Frankl recuerda en una entrevista, la historia de un muchacho que alguna vez le había escrito una carta. Admiraba al gran maestro y se sabía en la distancia, su alumno. El joven de apenas 17 años había sufrido un accidente de buceo que lo había dejado parapléjico del cuello para abajo. “Me rompí el cuello, pero eso no me rompió a mí –decía el joven en su texto– en la actualidad estoy incapacitado y esta incapacidad permanecerá conmigo aparentemente para siempre. Pero yo no voy a abandonar mis estudios. Es por causa de mi incapacidad que yo quiero ayudar a otras personas. Quiero convertirme en psicólogo, como usted, para ayudar a otros. Y estoy seguro que mi sufrimiento añadirá una contribución esencial a mi capacidad de entender y ayudar a los demás”.

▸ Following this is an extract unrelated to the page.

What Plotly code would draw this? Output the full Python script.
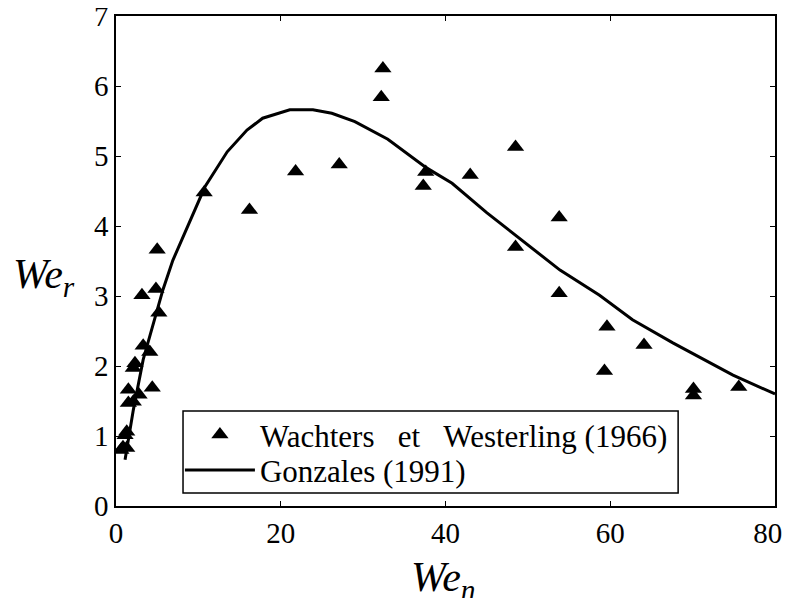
import plotly.graph_objects as go

# Experimental data: Wachters et Westerling (1966)
we_n_exp = [0.6, 0.85, 1.3, 1.1, 1.3, 1.5, 2.1, 1.5, 2.8, 4.4, 2.1, 2.3, 4.1, 3.3, 5.2,
            3.15, 4.85, 5.0, 10.7, 16.2, 21.8, 27.1, 32.2, 32.4, 37.3, 37.6, 43.0, 48.5,
            48.5, 53.8, 53.8, 59.6, 59.3, 64.1, 70.1, 70.1, 75.6]
we_r_exp = [0.8, 0.84, 0.83, 1.01, 1.06, 1.47, 1.49, 1.66, 1.59, 1.69, 1.97, 2.04, 2.2, 2.29, 2.76,
            3.01, 3.1, 3.66, 4.48, 4.23, 4.78, 4.88, 5.84, 6.25, 4.57, 4.77, 4.73, 5.13,
            3.7, 4.12, 3.04, 2.56, 1.93, 2.3, 1.67, 1.58, 1.7]

# Correlation curve: Gonzales (1991)
we_n_model = [1.1, 1.5, 2.1, 3.3, 4.5, 5.7, 6.9, 9.0, 10.8, 13.5, 15.9, 17.8, 21.1, 23.9,
              26.2, 29.0, 33.0, 37.7, 40.8, 45.0, 48.2, 53.9, 58.7, 62.7, 67.6, 74.9, 80.0]
we_r_model = [0.66, 0.95, 1.37, 2.09, 2.61, 3.09, 3.51, 4.09, 4.56, 5.06, 5.37, 5.54, 5.66, 5.66,
              5.61, 5.49, 5.24, 4.83, 4.61, 4.19, 3.9, 3.37, 3.01, 2.66, 2.33, 1.87, 1.6]

NB = "\u00a0"
x_ticks = [0, 20, 40, 60, 80]
x_tick_labels = ["0", "20", "40", "60", "80" + NB * 2]
y_ticks = [0, 1, 2, 3, 4, 5, 6, 7]

FONT = "Liberation Serif, Times New Roman, serif"

fig = go.Figure()
fig.add_trace(go.Scatter(
    x=we_n_exp, y=we_r_exp, mode="markers",
    name="Wachters" + NB * 3 + "et" + NB * 3 + "Westerling (1966)",
    marker=dict(symbol="triangle-up", size=15, color="black"),
    legend="legend",
))
fig.add_trace(go.Scatter(
    x=we_n_model, y=we_r_model, mode="lines",
    name="Gonzales (1991)",
    line=dict(color="black", width=3),
    legend="legend2",
))

axis_common = dict(
    showgrid=False, zeroline=False, showline=True, linecolor="black", linewidth=1.5,
    mirror="ticks", ticks="inside", ticklen=5, tickcolor="black", tickwidth=1,
    tickfont=dict(family=FONT, size=29, color="black"), automargin=False,
    ticklabeloverflow="allow",
)
fig.update_xaxes(range=[0, 80], tickvals=x_ticks, ticktext=x_tick_labels, **axis_common)
fig.update_yaxes(range=[0, 7], tickvals=y_ticks, **axis_common)

legend_common = dict(
    xanchor="left", yanchor="middle",
    bgcolor="rgba(0,0,0,0)", borderwidth=0,
    font=dict(family=FONT, size=31, color="black"),
    itemwidth=70,
)

fig.update_layout(
    width=783, height=590,
    margin=dict(l=108, r=16, t=8, b=92),
    paper_bgcolor="white", plot_bgcolor="white",
    font=dict(family=FONT, color="black"),
    showlegend=True,
    legend=dict(x=0.097, y=0.145, **legend_common),
    legend2=dict(x=0.097, y=0.073, **legend_common),
    shapes=[
        dict(type="rect", xref="paper", yref="paper",
             x0=0.1017, x1=0.853, y0=0.0265, y1=0.194,
             line=dict(color="black", width=1.5), fillcolor="white", layer="above"),
    ],
    annotations=[
        dict(text="<i>We<sub>n</sub></i>", xref="paper", yref="paper",
             x=0.496, y=-0.151, xanchor="center", yanchor="middle", showarrow=False,
             font=dict(family=FONT, size=42, color="black")),
        dict(text="<i>We<sub>r</sub></i>", xref="paper", yref="paper",
             x=-0.109, y=0.467, xanchor="center", yanchor="middle", showarrow=False,
             font=dict(family=FONT, size=42, color="black")),
    ],
)

fig.write_html("out.html")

El joven fue invitado por Frankl a su 3er Congreso de Logoterapia en Alemania para dar un discurso. Viajó en su silla de ruedas en avión desde Texas. El título de su alocución fue “El desafiante poder del espíritu humano”. En la última frase dijo: “Yo sé que esto es verdad, porque ese hombre soy yo”.

Amigos queridos. Amigos todos.

Podemos elevar nuestro rostro. Sabernos mucho más no solamente de lo que creemos que somos, sino de lo que pensamos que podemos alcanzar.

A pesar de nuestras caídas, la misión siempre continua.

Quizá el verdadero éxito en este mundo sea soñar lejos y descubrir en la distancia el propósito guardado en el horizonte de cada rostro. Y comprender al fin que los fracasos del camino, son la señal de que nuestros objetivos son todo lo altos que deben ser.